** Task statement **
Using the listing below, please print exactly the lines from the one with "Give me the Plotly source for this chart." through the one with "import plotly.graph_objects as go". Leave out every picture.
--- Data supplied ---
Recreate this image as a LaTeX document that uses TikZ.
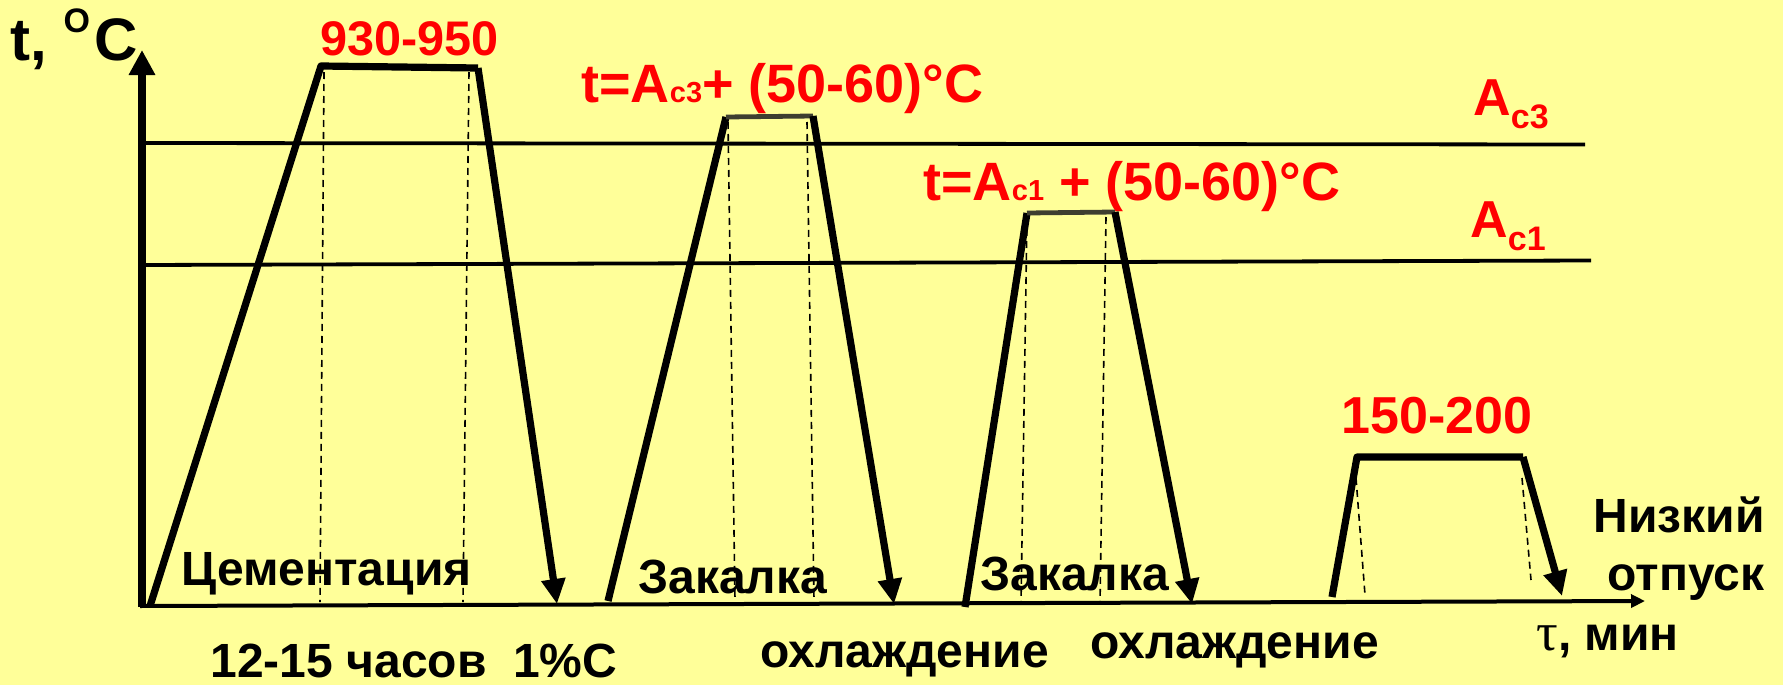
\documentclass[tikz,border=0pt]{standalone}
\usepackage{fontspec}
\setmainfont{Liberation Sans}
\newfontfamily\taufont{Liberation Serif}
\usetikzlibrary{positioning,arrows.meta}
\definecolor{chartbg}{RGB}{255,255,153}
\definecolor{hotred}{RGB}{255,0,0}
\definecolor{holdgray}{RGB}{62,62,48}
\newcommand{\subtxt}[1]{{\fontsize{14.5}{14.5}\selectfont #1}}
\newcommand{\lowsub}[1]{\raisebox{-6.5pt}{\fontsize{17}{17}\selectfont #1}}

\begin{document}
\begin{tikzpicture}[x=0.5pt, y=-0.5pt,
  lbl/.style={font=\fontsize{24}{28}\selectfont\bfseries, inner sep=0pt, anchor=base west},
  hot/.style={lbl, text=hotred, font=\fontsize{26}{30}\selectfont\bfseries},
  prof/.style={line width=3.6pt, line join=round},
  hold/.style={line width=2.4pt, draw=holdgray},
  cool/.style={prof, -{Triangle[length=12.5pt,width=11.5pt]}},
  gu/.style={line width=0.8pt, dash pattern=on 3.5pt off 2.5pt},
  crit/.style={line width=1.9pt}
]
\useasboundingbox (0,0) rectangle (1783,685);
\fill[chartbg] (0,0) rectangle (1783,685);

% axes and critical points
\coordinate (O) at (140,606);
\coordinate (xE) at (1645,601);
\coordinate (yB) at (142,607);
\coordinate (yE) at (142,50);
\coordinate (a3L) at (142,143);
\coordinate (a3R) at (1585,144.5);
\coordinate (a1L) at (142,265);
\coordinate (a1R) at (1591,260.5);

% profile corners: ramp start, ramp top, hold end, cooling tip
\coordinate (up1) at (150,606);  \coordinate (top1) at (321,66);
\coordinate (end1) at (478,68);  \coordinate (tip1) at (557,604);
\coordinate (up2) at (608,601);  \coordinate (top2) at (726,117);
\coordinate (end2) at (813,116); \coordinate (tip2) at (894,604);
\coordinate (up3) at (965,607);  \coordinate (top3) at (1027,213);
\coordinate (end3) at (1115,212); \coordinate (tip3) at (1192,604);
\coordinate (up4) at (1332,597); \coordinate (top4) at (1357,457);
\coordinate (end4) at (1523,457); \coordinate (tip4) at (1562,596);

% labels
\node[lbl, font=\fontsize{30}{30}\selectfont\bfseries] (ylab) at (10,60)
  {t, \raisebox{13.5pt}{\fontsize{17}{17}\selectfont O}\kern2pt C};
\node[hot, font=\fontsize{24.3}{28}\selectfont\bfseries] (tcem) at (320,55) {930-950};
\node[hot, font=\fontsize{27}{30}\selectfont\bfseries] (tq1) at (581,102) {t=A\subtxt{c3}+ (50-60)°C};
\node[hot, font=\fontsize{27}{30}\selectfont\bfseries] (tq2) at (923,200) {t=A\subtxt{c1} + (50-60)°C};
\node[hot] (tlow) at (1341,433) {150-200};
\node[hot] (ac3) at (1473,115) {A\lowsub{c3}};
\node[hot] (ac1) at (1470,237) {A\lowsub{c1}};
\node[lbl] (cem) at (181,585) {Цементация};
\node[lbl] (dur) at (210,677) {12-15 часов\ \ 1\%C};
\node[lbl] (q1) at (638,593) {Закалка};
\node[lbl] (q2) at (980,590) {Закалка};
\node[lbl] (oh1) at (760,667) {охлаждение};
\node[lbl] (oh2) at (1090,658) {охлаждение};
\node[lbl] (tau) at (1536,650) {{\taufont\mdseries\fontsize{27}{28}\selectfont τ}, мин};
\node[lbl, anchor=base east] (low1) at (1765,532) {Низкий};
\node[lbl, anchor=base east] (low2) at ([yshift=-29pt]low1.base east) {отпуск};

\draw[crit] (a3L) -- (a3R);
\draw[crit] (a1L) -- (a1R);
\draw[line width=2pt, -{Triangle[length=7pt,width=6.5pt]}] (O) -- (xE);
\draw[line width=3.8pt, -{Triangle[length=12.5pt,width=12.5pt]}] (yB) -- (yE);

% hold guides
\foreach \xa/\ya/\xb/\yb in {324/72/320/602, 469/72/463/602, 728/122/735/600,
  807/122/814/600, 1027/217/1021/604, 1106/217/1100/604, 1356/478/1365/595,
  1522/478/1531/580}
  \draw[gu] (\xa,\ya) -- (\xb,\yb);

% heat treatment profile
\foreach \i in {1,4} \draw[prof] (up\i) -- (top\i) -- (end\i);
\foreach \i in {2,3} {\draw[prof] (up\i) -- (top\i); \draw[hold] (top\i) -- (end\i);}
\foreach \i in {1,...,4} \draw[cool] (end\i) -- (tip\i);
\end{tikzpicture}
\end{document}
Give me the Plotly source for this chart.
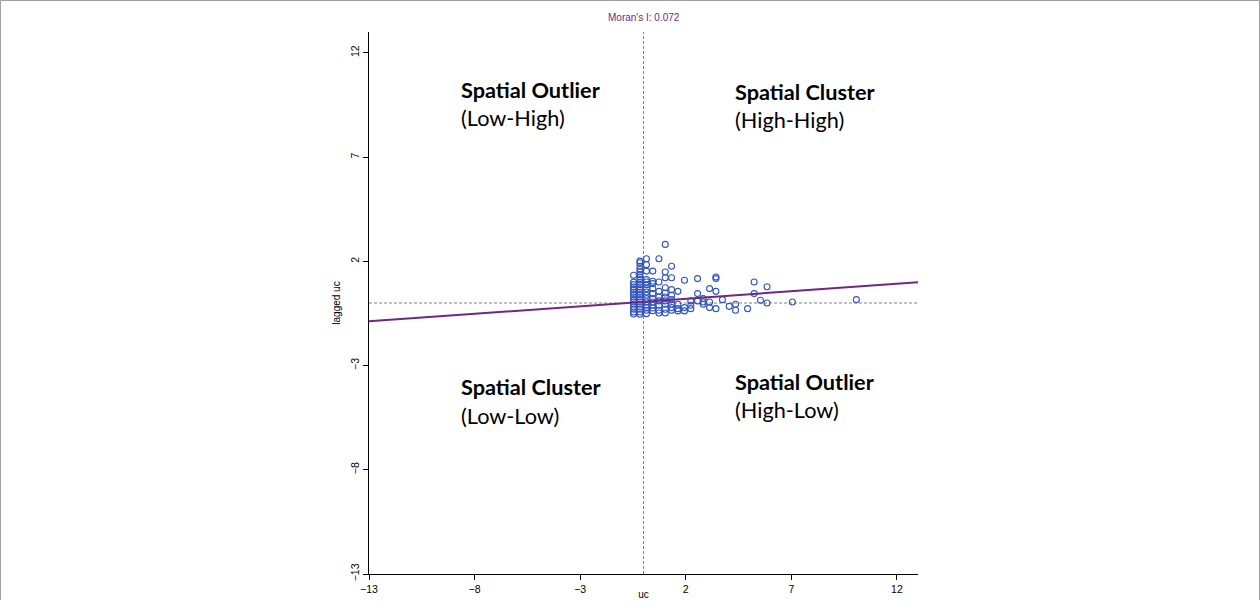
import plotly.graph_objects as go

# ---- data ----
col_x = [-0.47, -0.17, 0.14, 0.44, 0.73, 1.03, 1.33, 1.63, 1.94, 2.24, 2.56, 2.83, 3.13, 3.43,
         3.74, 4.06, 4.36, 4.93, 5.24, 5.54, 5.85, 7.05, 10.08]
col_y = [
    [1.33, 1.0, 0.88, 0.77, 0.64, 0.51, 0.40, 0.29, 0.16, 0.05, -0.06, -0.19, -0.30, -0.43, -0.53],
    [2.01, 1.93, 1.76, 1.61, 1.49, 1.36, 1.25, 1.12, 0.99, 0.88, 0.77, 0.64, 0.51, 0.40, 0.29,
     0.16, 0.05, -0.06, -0.19, -0.30, -0.43, -0.54],
    [2.12, 1.84, 1.53, 1.12, 1.01, 0.88, 0.69, 0.53, 0.37, 0.21, 0.05, -0.11, -0.22, -0.35, -0.51],
    [1.53, 1.04, 0.93, 0.69, 0.45, 0.21, 0.05, -0.11, -0.24, -0.37],
    [2.12, 1.01, 0.56, 0.29, 0.10, -0.11, -0.35, -0.48],
    [2.81, 1.49, 1.21, 0.73, 0.48, 0.29, 0.10, -0.06, -0.30, -0.48],
    [1.76, 1.21, 0.64, 0.37, 0.16, -0.06, -0.22, -0.35],
    [0.56, -0.06, -0.27, -0.38],
    [1.09, -0.22, -0.38],
    [0.10, -0.11, -0.27],
    [1.17, 0.45, 0.10],
    [0.21, 0.05, -0.06],
    [0.69, 0.05, -0.22],
    [1.25, 1.17, 0.56, -0.27],
    [0.16],
    [-0.16],
    [-0.06, -0.35],
    [-0.27],
    [1.01, 0.45],
    [0.13],
    [0.78, 0.0],
    [0.05],
    [0.16],
]
uc = [cx for cx, ys in zip(col_x, col_y) for _ in ys]
lagged_uc = [y for ys in col_y for y in ys]

moran_i = 0.072
intercept = 0.06
axis_range = [-13, 13]
tick_vals = [-13, -8, -3, 2, 7, 12]

quad_labels = [
    ("Spatial Outlier", "(Low-High)", -8.72, 10.2, 8.86),
    ("Spatial Cluster", "(High-High)", 4.22, 10.1, 8.76),
    ("Spatial Cluster", "(Low-Low)", -8.72, -4.02, -5.41),
    ("Spatial Outlier", "(High-Low)", 4.22, -3.78, -5.12),
]

PURPLE = "rgb(110,40,130)"
BLUE = "rgb(50,85,190)"
FONT = "Liberation Sans"

fig = go.Figure()
fig.add_trace(go.Scatter(
    x=uc, y=lagged_uc, mode="markers",
    marker=dict(symbol="circle-open", size=6, color=BLUE, line=dict(width=1.1, color=BLUE)),
    showlegend=False, hoverinfo="x+y"))

line_x = axis_range
line_y = [intercept + moran_i * v for v in line_x]
fig.add_trace(go.Scatter(x=line_x, y=line_y, mode="lines",
                         line=dict(color=PURPLE, width=2), showlegend=False))

# dashed reference lines at 0
fig.add_shape(type="line", xref="x", yref="y", x0=0, x1=0, y0=axis_range[0], y1=axis_range[1],
              line=dict(color="rgb(130,130,130)", width=1, dash="3px,2px"), layer="below")
fig.add_shape(type="line", xref="x", yref="y", x0=axis_range[0], x1=axis_range[1], y0=0, y1=0,
              line=dict(color="rgb(130,130,130)", width=1, dash="3px,2px"), layer="below")

# outer frame (top, left, right edges)
L, R, T, B = 369, 342, 32, 26
W, H = 1260, 600
pw, ph = W - L - R, H - T - B
fig.add_shape(type="rect", xref="paper", yref="paper",
              x0=(0.5 - L) / pw, x1=(W - 0.5 - L) / pw,
              y0=(H - B - (H + 20)) / ph, y1=(H - B - 0.5) / ph,
              line=dict(color="rgb(160,160,160)", width=1))

for bold, sub, xq, y1, y2 in quad_labels:
    fig.add_annotation(x=xq, y=y1, xref="x", yref="y", text="<b>" + bold + "</b>", showarrow=False,
                       xanchor="left", yanchor="middle",
                       font=dict(family="Lato", size=21.7, color="black"))
    fig.add_annotation(x=xq, y=y2, xref="x", yref="y", text=sub, showarrow=False,
                       xanchor="left", yanchor="middle",
                       font=dict(family="Lato", size=21.7, color="black"))

fig.add_annotation(x=0, y=1, xref="x", yref="paper", yshift=15, text="Moran's I: 0.072",
                   showarrow=False, xanchor="center", yanchor="middle",
                   font=dict(family=FONT, size=10, color=PURPLE))

axis_common = dict(range=axis_range, tickvals=tick_vals, showgrid=False, zeroline=False,
                   showline=True, linecolor="black", linewidth=1, ticks="outside", ticklen=5,
                   tickcolor="black", tickfont=dict(family=FONT, size=10.5, color="black"))

fig.update_layout(
    width=W, height=H, autosize=False, margin=dict(l=L, r=R, t=T, b=B),
    paper_bgcolor="white", plot_bgcolor="white",
    xaxis=dict(**axis_common, automargin=False,
               title=dict(text="uc", standoff=2,
                          font=dict(family=FONT, size=10, color="black"))),
    yaxis=dict(**axis_common, tickangle=-90,
               title=dict(text="lagged uc", standoff=6,
                          font=dict(family=FONT, size=10, color="black"))),
)

fig.write_html("out.html",
               config={"responsive": False, "displayModeBar": False},
               post_script=("document.body.style.margin='0';"
                            "document.body.style.padding='0';"
                            "document.documentElement.style.overflow='hidden';"
                            "document.body.style.overflow='hidden';"))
---
** Solution to the exercise **
Give me the Plotly source for this chart.
import plotly.graph_objects as go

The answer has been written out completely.